Preventing Future Disruptions

There are several effective strategies to pre-empt or slow the emergence of new plant disease issues and their related international trade disruptions. Most importantly, these strategies start with international alignment at every level of the seed value chain. 

“Preventing future disruptions at the international level involves a proactive and collaborative approach. International collaboration among researchers, the public and the private sectors leads to a deeper understanding of potential risks and the development of effective preventive measures,” says Souza-Richards.

“The key words remain trust and transparency,” adds Metzelaar, pointing out that all parties involved have the same end goal: avoiding risks and recognizing possible important disruptions to food production. However, he says, “risk should be measured and seed as a vector for disease should be proven. The approach to regulate ‘just in case’ is disruptive to the production of our everyday food.”

Proposed actions to enhance the smoothness of the international seed trade

1. Harmonization of Standards: International alignment on testing protocols and phytosanitary requirements in accordance with international standards and agreements can reduce trade barriers and streamline processes.

2. Mutual Recognition and Confidence: Mutual recognition and confidence between countries, acknowledging and accepting each other’s phytosanitary certificates.

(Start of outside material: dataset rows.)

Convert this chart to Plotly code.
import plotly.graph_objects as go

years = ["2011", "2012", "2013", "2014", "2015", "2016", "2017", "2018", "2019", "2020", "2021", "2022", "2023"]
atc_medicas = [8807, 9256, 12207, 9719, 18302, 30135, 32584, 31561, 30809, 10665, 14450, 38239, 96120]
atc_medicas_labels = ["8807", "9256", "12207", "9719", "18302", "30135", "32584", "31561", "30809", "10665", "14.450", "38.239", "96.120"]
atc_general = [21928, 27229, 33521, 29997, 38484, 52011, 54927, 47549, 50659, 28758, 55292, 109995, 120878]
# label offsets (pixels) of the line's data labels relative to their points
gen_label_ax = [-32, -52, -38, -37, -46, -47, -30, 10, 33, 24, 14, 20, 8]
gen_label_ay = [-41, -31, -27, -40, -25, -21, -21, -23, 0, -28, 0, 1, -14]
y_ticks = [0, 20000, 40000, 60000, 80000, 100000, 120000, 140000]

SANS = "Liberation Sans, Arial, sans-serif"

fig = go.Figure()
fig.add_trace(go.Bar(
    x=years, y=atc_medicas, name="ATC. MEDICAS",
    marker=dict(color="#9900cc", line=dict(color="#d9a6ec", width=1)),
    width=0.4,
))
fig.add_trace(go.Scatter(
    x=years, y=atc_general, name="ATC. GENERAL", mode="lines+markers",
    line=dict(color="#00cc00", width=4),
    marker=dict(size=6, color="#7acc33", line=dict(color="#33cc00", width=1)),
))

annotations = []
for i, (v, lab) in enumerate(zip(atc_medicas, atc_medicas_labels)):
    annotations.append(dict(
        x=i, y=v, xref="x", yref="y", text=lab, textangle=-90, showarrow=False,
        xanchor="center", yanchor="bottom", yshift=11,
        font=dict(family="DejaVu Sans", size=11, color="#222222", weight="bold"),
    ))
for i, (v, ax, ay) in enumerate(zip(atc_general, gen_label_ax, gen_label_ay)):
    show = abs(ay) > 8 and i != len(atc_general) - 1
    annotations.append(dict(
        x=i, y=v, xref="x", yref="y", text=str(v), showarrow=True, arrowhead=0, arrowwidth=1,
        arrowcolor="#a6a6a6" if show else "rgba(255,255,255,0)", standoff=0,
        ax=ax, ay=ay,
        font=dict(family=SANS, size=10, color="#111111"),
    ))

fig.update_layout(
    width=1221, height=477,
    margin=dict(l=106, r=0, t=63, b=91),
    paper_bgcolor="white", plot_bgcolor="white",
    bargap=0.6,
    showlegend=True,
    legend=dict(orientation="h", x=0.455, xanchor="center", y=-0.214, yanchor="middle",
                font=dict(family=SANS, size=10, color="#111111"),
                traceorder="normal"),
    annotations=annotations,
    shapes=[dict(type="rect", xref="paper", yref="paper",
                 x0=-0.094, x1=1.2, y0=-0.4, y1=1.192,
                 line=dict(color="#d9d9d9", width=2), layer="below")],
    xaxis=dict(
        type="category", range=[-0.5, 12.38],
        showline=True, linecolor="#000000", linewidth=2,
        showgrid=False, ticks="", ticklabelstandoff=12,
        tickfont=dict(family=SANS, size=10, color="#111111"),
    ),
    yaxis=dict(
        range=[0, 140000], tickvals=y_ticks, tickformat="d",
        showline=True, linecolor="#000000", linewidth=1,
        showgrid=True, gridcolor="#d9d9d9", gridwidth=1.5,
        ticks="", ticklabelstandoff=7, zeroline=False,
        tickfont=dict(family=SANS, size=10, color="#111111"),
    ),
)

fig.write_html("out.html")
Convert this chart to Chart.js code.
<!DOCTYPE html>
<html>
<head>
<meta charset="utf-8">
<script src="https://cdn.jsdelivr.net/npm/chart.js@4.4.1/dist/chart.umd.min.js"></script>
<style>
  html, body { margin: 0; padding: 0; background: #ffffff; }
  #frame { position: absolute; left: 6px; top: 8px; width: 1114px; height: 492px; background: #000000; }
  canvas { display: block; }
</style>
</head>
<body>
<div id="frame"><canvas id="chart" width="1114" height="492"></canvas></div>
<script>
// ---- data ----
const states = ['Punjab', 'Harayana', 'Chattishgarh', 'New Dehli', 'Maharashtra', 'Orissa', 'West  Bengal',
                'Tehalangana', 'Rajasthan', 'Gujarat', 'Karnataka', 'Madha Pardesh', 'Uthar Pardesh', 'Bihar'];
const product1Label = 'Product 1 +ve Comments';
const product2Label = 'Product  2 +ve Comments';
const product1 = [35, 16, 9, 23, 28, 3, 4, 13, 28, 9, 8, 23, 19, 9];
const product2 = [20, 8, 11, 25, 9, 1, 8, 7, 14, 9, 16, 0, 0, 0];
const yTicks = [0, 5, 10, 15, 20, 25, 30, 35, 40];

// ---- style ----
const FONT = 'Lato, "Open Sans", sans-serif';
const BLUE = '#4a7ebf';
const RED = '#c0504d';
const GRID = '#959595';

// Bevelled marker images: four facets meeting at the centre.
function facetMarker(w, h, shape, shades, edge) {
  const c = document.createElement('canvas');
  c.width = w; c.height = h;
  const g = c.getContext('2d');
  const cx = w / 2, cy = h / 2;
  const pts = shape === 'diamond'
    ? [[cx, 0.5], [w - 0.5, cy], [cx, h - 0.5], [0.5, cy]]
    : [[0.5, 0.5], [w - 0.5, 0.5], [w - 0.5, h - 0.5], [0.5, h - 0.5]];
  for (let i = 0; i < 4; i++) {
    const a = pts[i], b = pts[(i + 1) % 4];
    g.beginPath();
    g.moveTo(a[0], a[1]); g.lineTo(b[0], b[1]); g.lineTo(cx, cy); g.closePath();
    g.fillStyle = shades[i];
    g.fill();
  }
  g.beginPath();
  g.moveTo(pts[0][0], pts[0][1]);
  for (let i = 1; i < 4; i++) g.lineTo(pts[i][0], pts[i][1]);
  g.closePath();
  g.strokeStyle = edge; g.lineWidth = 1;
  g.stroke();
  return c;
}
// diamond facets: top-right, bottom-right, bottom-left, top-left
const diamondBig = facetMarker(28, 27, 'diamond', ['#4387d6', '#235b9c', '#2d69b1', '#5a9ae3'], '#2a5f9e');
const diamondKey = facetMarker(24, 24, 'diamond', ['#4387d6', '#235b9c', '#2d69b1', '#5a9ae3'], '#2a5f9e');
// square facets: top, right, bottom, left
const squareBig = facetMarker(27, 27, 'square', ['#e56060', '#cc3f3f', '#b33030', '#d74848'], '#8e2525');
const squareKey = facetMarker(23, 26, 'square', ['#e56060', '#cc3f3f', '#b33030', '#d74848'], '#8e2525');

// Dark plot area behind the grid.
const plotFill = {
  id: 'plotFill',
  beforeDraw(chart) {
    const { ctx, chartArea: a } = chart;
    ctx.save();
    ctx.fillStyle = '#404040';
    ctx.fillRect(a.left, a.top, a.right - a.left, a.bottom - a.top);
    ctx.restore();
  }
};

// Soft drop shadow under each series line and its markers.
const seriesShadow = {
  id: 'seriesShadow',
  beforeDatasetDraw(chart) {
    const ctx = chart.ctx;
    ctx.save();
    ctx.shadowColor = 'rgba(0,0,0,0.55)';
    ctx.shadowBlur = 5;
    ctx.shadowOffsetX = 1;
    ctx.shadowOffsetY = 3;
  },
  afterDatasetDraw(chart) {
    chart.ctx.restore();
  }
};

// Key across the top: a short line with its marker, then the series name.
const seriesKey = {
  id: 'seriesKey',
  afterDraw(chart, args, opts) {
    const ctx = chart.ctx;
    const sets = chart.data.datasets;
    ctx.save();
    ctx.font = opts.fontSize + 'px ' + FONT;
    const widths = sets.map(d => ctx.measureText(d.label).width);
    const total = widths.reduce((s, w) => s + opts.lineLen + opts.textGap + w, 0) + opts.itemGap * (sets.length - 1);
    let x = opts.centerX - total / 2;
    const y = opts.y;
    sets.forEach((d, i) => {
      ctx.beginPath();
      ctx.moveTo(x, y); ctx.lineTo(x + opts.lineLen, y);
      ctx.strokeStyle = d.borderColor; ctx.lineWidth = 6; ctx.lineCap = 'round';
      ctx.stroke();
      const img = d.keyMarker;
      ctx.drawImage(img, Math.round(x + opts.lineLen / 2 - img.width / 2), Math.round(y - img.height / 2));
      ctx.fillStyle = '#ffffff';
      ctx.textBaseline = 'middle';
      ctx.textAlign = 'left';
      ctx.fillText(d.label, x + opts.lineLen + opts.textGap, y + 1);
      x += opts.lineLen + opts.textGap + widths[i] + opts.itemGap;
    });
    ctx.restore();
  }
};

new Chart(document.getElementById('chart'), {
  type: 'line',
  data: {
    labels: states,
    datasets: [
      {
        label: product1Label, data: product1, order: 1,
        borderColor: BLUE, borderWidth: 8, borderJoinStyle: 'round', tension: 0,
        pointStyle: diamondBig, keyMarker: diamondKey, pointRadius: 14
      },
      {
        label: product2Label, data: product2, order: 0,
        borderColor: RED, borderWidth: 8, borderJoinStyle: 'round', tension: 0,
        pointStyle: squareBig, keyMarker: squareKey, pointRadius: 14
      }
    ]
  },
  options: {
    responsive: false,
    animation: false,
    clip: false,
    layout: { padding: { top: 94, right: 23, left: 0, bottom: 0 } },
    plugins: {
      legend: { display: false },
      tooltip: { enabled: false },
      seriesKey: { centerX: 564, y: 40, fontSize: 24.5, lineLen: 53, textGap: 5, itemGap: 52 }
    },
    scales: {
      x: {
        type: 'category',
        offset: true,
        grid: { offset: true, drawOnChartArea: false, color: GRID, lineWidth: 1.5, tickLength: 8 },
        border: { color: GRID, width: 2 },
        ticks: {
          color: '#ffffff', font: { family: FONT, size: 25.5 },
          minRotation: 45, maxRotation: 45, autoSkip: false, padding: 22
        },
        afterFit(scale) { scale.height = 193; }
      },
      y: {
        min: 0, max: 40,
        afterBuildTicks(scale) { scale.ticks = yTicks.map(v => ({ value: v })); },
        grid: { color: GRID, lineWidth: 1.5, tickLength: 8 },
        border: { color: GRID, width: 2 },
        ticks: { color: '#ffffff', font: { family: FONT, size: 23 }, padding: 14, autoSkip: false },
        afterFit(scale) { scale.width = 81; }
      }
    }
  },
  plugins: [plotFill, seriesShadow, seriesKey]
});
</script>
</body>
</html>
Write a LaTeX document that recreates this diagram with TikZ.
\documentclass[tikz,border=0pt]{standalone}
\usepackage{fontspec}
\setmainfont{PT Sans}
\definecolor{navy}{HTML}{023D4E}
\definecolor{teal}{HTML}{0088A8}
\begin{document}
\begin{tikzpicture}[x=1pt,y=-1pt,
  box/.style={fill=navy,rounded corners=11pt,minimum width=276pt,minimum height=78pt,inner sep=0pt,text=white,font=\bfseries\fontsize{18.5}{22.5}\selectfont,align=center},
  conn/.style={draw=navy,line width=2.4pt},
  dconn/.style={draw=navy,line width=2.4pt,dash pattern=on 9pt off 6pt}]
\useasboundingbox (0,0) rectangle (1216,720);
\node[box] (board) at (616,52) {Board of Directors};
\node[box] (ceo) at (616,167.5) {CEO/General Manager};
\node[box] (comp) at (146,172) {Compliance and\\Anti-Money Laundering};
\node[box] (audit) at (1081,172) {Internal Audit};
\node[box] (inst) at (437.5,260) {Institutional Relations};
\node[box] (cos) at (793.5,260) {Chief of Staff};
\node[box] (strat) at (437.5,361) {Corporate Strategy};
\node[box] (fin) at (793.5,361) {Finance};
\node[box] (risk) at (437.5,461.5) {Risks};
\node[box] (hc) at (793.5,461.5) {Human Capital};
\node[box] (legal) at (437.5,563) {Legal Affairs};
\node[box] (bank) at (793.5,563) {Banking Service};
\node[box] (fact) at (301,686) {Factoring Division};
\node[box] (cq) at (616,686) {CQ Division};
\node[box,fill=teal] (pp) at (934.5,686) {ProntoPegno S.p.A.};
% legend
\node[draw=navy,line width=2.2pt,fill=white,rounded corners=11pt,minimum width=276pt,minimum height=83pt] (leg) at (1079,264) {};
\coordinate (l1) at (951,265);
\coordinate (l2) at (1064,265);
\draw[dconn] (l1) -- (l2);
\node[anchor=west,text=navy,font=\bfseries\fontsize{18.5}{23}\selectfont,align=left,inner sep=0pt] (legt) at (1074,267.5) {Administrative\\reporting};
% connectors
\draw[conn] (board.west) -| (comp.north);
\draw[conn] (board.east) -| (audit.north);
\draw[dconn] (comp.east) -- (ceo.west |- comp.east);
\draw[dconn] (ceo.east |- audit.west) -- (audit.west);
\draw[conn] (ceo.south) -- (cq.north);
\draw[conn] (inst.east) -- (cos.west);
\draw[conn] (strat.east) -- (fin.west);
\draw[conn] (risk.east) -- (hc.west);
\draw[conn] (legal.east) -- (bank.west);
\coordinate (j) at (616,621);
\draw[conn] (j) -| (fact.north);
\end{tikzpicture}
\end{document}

This approach promotes trust and simplifies the movement of seeds across borders, eliminating the need for redundant testing and documentation.

3. Digital Documentation and Traceability: Embrace digital technologies for documentation and traceability of seed shipments. Electronic systems can reduce paperwork, enhance accuracy, and expedite customs clearance, contributing to more efficient international trade.

4. Capacity Building: Invest in capacity-building initiatives to strengthen regulatory bodies in different countries. This ensures that nations have the expertise and resources to implement and enforce phytosanitary regulations effectively.

5. Stakeholder Engagement: Foster ongoing dialogue between regulatory authorities, industry stakeholders, and research institutions. Involving all relevant parties in the regulatory decision-making process promotes a comprehensive understanding of challenges and facilitates the development of pragmatic, science-based regulations.